Postby ian_haliburton_1f » Fri Mar 01, 2019 2:17 pm

Is there an easy way to tell when a chemical reaction has too high of an activation barrier to be kinetically spontaneous even though it is already known to be thermodynamically spontaneous?

Nicole Elhosni 2I
Posts: 62
Joined: Fri Sep 28, 2018 12:28 am

Re: Activation Energy

Postby Nicole Elhosni 2I » Sat Mar 02, 2019 1:13 pm

From the example Dr. Lavelle went over in class, diamond to graphite with a ΔG of -3, we know that graphite is thermodynamically stable compared to diamond.

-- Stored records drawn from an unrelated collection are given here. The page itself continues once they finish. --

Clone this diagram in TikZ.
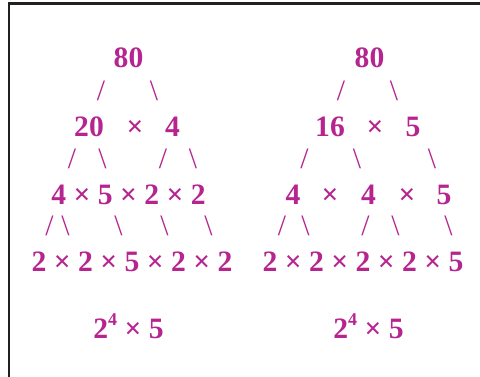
\documentclass[tikz,border=0pt]{standalone}
\usepackage{fontspec}
\setmainfont{Liberation Serif}
\definecolor{rub}{RGB}{181,36,143}
\definecolor{frame}{RGB}{35,31,32}
\begin{document}
\begin{tikzpicture}[x=1pt,y=-1pt,
  num/.style={inner sep=0pt,anchor=base,text=rub,font=\fontsize{29.6}{30}\selectfont\bfseries},
  sl/.style={inner sep=0pt,anchor=base,text=rub,font=\fontsize{29.6}{30}\selectfont}]
\useasboundingbox (0,0) rectangle (480,377);
\draw[frame,line width=2.6pt] (9,377) -- (9,3.3) -- (480,3.3);
% left tree
\node[num] (l80) at (128.5,68) {80};
\node[sl] (ls1) at (101,101) {/};
\node[sl] (ls2) at (154,101) {\textbackslash};
\node[num] (l20) at (89,137) {20};
\node[num] (lx1) at (135,137) {×};
\node[num] (l4) at (172.5,137) {4};
\node[sl] (ls3) at (72,169) {/};
\node[sl] (ls4) at (102.5,169) {\textbackslash};
\node[sl] (ls5) at (163,169) {/};
\node[sl] (ls6) at (193,169) {\textbackslash};
\node[num] (lr5) at (128.5,205) {4 × 5 × 2 × 2};
\node[sl] (ls7) at (49.5,236) {/};
\node[sl] (ls8) at (65.5,236) {\textbackslash};
\node[sl] (ls9) at (118.5,236) {\textbackslash};
\node[sl] (ls10) at (164.5,236) {\textbackslash};
\node[sl] (ls11) at (208.5,236) {\textbackslash};
\node[num] (lr7) at (132,272) {2 × 2 × 5 × 2 × 2};
\node[num] (lres) at (128.5,338) {2\raisebox{0.42em}{\fontsize{18}{18}\selectfont 4} × 5};
% right tree
\node[num] (r80) at (369.5,68) {80};
\node[sl] (rs1) at (341,101) {/};
\node[sl] (rs2) at (394,101) {\textbackslash};
\node[num] (r16) at (330,137) {16};
\node[num] (rx1) at (375,137) {×};
\node[num] (r5) at (413,137) {5};
\node[sl] (rs3) at (304.5,169) {/};
\node[sl] (rs4) at (357,169) {\textbackslash};
\node[sl] (rs5) at (432,169) {\textbackslash};
\node[num] (ra) at (293,205) {4};
\node[num] (rxa) at (330,205) {×};
\node[num] (rb) at (368.5,205) {4};
\node[num] (rxb) at (407,205) {×};
\node[num] (rc) at (444,205) {5};
\node[sl] (rs6) at (282,236) {/};
\node[sl] (rs7) at (305.5,236) {\textbackslash};
\node[sl] (rs8) at (365.5,236) {/};
\node[sl] (rs9) at (395.5,236) {\textbackslash};
\node[sl] (rs10) at (448.5,236) {\textbackslash};
\node[num] (rr7) at (363,272) {2 × 2 × 2 × 2 × 5};
\node[num] (rres) at (368.5,338) {2\raisebox{0.42em}{\fontsize{18}{18}\selectfont 4} × 5};
\end{tikzpicture}
\end{document}
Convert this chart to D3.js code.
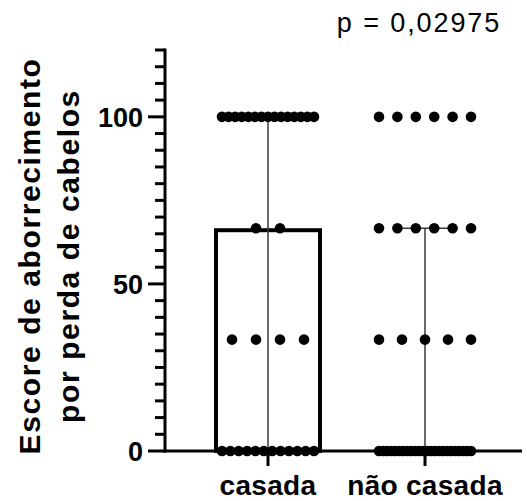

Because he told us the reaction occurred slowly, that meant the activation energy was too high to be kinetically spontaneous.

Anushi Patel 1J
Posts: 61
Joined: Fri Sep 28, 2018 12:19 am
Been upvoted: 1 time

Re: Activation Energy

Postby Anushi Patel 1J » Sat Mar 02, 2019 2:49 pm

I think with the example of diamond to graphite, since we know from experience that diamonds don't spontaneously convert to graphite, we can assume that the activation energy is too high for it to be kinetically spontaneous. However, unless it is another example that we would easily know, I don't think we would be asked to determine that without being given the activation energy of the reaction.